(Entries with chart source code)
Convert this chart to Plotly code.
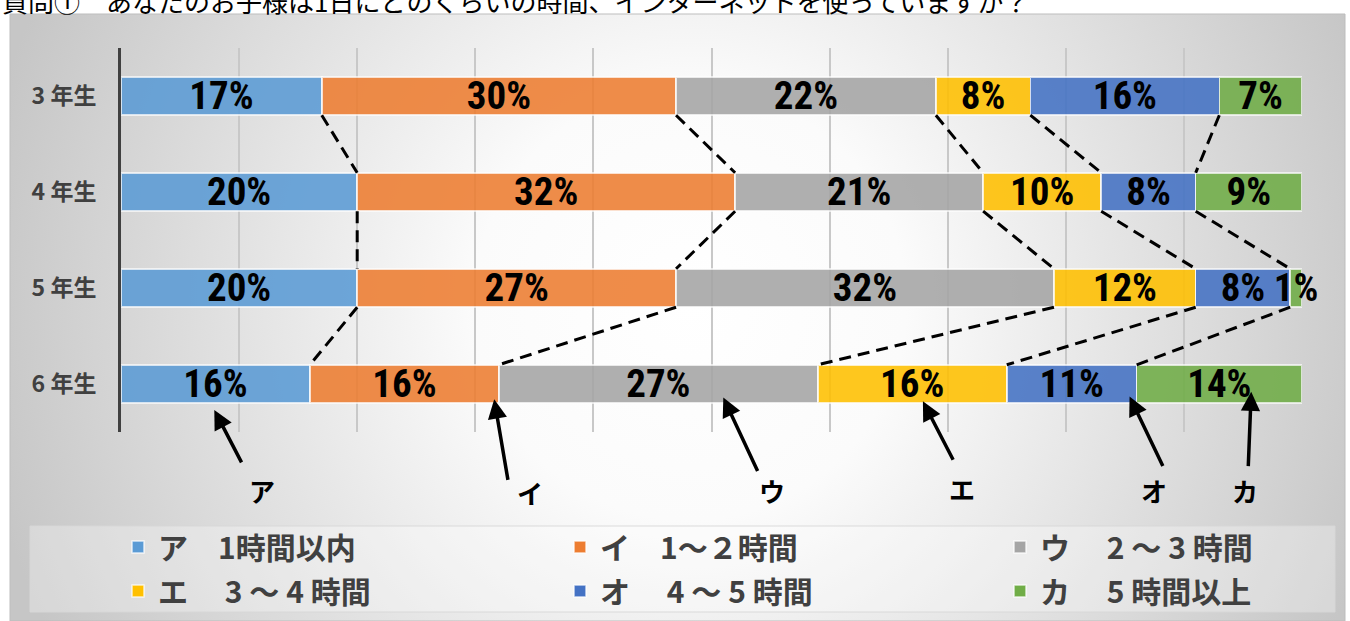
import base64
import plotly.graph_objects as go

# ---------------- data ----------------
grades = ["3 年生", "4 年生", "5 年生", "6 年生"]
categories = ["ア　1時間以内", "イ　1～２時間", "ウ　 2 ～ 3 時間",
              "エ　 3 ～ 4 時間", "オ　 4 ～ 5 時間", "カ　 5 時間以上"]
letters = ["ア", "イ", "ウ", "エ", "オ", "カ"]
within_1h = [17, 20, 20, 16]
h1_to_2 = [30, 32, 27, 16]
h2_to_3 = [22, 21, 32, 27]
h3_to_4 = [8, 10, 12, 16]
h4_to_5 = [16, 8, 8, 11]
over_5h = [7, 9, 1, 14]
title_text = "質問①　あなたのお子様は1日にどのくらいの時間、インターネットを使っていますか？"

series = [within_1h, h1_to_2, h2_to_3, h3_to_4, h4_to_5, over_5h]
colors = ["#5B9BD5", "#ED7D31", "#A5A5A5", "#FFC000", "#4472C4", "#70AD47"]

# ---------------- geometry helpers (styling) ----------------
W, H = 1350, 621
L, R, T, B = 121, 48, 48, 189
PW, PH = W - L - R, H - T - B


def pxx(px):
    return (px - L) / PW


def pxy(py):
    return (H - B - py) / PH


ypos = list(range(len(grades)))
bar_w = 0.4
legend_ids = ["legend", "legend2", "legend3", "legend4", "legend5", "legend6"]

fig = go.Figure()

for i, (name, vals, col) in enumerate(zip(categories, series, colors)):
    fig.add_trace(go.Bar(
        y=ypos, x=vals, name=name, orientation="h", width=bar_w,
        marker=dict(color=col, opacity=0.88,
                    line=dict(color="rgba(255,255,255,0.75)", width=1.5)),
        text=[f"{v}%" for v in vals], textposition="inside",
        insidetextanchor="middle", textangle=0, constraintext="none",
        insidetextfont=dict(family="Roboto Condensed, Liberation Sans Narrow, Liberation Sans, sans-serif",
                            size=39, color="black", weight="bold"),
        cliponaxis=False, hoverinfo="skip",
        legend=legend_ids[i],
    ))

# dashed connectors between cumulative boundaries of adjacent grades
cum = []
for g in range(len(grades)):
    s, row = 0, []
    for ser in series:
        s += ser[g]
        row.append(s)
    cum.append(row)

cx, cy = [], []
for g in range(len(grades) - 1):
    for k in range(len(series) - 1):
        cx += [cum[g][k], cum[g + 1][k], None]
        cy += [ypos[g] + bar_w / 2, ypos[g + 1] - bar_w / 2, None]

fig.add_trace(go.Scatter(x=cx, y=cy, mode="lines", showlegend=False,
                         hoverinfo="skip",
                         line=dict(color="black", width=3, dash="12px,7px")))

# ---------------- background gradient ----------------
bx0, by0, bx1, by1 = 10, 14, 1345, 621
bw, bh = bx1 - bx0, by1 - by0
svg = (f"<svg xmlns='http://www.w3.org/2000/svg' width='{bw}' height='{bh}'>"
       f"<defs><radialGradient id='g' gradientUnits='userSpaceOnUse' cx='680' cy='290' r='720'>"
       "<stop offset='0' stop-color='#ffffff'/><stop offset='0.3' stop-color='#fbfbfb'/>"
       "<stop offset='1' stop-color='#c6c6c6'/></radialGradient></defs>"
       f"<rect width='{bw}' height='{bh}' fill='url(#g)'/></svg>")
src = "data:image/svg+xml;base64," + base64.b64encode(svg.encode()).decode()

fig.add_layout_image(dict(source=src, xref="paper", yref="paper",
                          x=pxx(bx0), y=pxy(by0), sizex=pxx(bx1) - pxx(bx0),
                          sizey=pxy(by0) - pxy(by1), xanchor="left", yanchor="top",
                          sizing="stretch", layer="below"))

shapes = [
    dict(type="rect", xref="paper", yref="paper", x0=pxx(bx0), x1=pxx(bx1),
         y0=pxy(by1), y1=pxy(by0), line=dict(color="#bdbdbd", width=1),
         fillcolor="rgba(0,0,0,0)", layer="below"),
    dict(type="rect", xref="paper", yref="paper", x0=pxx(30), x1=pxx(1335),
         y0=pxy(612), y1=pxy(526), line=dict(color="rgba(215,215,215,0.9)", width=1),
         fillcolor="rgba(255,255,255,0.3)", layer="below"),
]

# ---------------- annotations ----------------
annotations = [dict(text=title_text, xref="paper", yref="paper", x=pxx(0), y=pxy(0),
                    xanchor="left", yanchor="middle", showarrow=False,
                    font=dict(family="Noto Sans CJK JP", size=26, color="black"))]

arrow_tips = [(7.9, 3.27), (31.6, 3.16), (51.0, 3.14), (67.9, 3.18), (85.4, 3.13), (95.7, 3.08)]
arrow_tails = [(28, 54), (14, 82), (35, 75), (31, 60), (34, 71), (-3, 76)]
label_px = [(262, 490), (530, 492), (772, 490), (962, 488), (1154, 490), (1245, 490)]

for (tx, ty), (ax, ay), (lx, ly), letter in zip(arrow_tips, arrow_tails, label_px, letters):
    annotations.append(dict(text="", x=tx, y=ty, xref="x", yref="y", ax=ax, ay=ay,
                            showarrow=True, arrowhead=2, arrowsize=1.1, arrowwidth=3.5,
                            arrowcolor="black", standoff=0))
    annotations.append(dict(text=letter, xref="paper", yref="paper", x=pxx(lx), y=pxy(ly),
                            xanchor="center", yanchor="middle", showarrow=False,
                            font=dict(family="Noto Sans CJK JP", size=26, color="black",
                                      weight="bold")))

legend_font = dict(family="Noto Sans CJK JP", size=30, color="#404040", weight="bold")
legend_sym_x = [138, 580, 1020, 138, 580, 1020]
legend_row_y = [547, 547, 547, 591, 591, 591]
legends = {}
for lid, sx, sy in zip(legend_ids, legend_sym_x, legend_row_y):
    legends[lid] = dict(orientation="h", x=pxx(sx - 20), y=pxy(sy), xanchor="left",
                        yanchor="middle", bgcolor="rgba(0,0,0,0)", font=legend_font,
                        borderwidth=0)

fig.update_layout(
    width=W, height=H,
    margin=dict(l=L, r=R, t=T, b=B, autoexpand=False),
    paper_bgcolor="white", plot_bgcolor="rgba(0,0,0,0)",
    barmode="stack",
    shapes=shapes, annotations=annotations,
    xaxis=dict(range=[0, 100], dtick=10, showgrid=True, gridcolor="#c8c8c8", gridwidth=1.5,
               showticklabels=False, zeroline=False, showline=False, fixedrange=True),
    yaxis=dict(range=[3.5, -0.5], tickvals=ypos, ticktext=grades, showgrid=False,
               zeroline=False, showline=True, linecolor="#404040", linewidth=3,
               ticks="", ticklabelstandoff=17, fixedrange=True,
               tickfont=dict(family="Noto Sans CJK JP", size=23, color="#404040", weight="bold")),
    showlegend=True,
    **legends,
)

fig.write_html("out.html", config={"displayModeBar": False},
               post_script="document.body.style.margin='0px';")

==

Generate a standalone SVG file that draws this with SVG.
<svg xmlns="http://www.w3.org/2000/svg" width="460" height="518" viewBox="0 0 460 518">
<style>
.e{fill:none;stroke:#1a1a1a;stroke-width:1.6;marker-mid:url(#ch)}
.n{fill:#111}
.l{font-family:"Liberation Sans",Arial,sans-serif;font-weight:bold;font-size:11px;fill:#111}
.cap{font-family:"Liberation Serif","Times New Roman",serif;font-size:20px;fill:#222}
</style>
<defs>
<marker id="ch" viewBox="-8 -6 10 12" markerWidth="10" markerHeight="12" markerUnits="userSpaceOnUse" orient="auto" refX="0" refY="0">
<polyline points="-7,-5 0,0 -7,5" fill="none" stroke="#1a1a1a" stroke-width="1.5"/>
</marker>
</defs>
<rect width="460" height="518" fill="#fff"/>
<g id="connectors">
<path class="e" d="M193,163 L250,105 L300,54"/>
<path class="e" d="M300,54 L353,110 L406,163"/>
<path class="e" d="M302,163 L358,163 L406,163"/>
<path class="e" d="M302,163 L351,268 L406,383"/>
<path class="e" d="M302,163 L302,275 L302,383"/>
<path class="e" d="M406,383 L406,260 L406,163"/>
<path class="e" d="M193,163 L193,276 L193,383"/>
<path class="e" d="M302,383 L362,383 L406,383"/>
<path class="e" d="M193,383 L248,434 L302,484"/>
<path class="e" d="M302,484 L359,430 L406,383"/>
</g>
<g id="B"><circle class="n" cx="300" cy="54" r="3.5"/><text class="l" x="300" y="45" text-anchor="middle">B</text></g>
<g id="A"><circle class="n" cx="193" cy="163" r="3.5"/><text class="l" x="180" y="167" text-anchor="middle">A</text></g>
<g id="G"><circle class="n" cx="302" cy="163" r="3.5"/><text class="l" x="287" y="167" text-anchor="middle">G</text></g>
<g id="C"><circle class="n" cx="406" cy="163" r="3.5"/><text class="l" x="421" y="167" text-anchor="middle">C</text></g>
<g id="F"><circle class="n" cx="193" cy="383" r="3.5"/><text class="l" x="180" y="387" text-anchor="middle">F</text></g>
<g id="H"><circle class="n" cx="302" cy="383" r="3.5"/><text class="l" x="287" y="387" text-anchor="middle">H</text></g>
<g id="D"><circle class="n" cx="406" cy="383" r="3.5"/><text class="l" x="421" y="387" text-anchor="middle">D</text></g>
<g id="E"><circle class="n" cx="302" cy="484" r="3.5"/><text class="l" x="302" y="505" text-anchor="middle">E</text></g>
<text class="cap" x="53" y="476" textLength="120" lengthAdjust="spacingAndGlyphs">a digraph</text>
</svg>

...

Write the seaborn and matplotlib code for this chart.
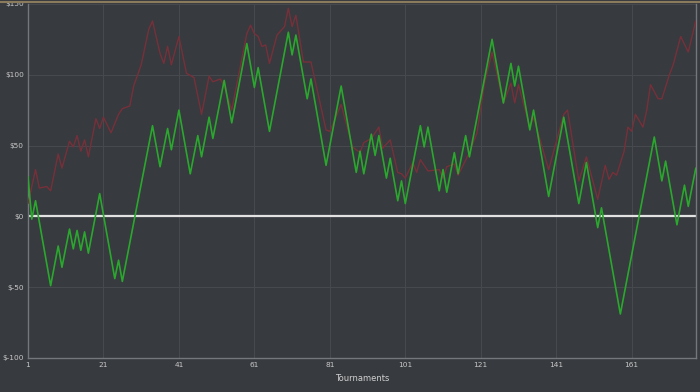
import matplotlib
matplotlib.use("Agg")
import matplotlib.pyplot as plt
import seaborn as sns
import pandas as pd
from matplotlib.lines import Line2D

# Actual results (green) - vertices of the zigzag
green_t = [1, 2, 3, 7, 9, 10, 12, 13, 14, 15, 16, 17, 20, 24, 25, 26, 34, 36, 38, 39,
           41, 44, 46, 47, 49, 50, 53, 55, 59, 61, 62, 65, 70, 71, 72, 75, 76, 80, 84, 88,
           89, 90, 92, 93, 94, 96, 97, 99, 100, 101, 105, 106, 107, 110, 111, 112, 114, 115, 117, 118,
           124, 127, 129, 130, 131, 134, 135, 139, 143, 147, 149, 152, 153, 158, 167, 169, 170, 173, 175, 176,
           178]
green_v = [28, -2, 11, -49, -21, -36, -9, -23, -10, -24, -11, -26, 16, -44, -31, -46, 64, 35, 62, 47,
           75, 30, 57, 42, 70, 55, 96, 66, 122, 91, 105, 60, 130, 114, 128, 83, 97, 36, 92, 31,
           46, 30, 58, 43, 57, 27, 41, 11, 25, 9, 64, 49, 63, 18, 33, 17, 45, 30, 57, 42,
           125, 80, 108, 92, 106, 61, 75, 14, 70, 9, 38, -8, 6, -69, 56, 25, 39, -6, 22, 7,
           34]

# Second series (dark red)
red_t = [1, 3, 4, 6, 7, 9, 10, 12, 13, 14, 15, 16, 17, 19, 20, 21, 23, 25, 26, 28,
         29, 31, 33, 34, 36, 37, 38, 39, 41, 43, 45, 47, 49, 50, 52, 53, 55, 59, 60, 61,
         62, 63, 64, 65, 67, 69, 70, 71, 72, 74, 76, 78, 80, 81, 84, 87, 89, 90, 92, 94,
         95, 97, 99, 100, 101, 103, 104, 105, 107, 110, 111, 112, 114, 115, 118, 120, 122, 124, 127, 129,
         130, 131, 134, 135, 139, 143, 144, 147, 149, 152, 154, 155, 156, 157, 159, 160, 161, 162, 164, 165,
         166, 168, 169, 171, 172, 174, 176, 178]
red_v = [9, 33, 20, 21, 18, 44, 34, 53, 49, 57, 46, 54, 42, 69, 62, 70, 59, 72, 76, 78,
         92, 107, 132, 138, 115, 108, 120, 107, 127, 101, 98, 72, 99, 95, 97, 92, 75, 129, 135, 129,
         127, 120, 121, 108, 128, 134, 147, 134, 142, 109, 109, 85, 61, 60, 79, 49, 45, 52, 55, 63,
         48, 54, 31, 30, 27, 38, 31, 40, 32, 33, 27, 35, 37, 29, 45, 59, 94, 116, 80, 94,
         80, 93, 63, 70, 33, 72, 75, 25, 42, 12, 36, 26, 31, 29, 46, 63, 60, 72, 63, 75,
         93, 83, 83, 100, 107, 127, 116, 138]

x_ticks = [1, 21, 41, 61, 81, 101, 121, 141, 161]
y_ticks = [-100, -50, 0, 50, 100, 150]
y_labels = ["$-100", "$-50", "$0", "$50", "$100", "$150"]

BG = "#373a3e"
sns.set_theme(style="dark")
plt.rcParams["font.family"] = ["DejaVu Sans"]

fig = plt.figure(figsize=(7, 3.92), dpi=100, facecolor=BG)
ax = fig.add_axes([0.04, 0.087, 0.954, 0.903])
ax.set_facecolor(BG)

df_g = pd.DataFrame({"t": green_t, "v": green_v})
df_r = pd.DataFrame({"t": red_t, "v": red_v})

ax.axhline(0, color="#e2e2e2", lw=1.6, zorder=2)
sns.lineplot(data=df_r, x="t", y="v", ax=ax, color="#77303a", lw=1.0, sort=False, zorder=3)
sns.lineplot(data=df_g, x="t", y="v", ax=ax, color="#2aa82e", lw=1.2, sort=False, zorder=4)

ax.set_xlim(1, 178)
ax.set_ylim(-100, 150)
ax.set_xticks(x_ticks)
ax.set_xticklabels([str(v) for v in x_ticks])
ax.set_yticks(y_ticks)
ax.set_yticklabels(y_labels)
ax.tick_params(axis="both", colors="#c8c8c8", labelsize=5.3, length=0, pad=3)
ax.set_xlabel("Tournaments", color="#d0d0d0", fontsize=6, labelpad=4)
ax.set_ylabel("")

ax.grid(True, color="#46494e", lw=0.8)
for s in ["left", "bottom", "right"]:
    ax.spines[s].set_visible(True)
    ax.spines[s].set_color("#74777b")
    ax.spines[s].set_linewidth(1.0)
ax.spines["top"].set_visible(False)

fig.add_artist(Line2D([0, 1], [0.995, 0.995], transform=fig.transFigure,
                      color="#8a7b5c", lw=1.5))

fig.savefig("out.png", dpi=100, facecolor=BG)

- **What to produce**
Lines that hold the word "this" are the ones to return, every one of them.

- **Exercise solution**
Convert this chart to Plotly code.
Generate a standalone SVG file that draws this with SVG.
Write the seaborn and matplotlib code for this chart.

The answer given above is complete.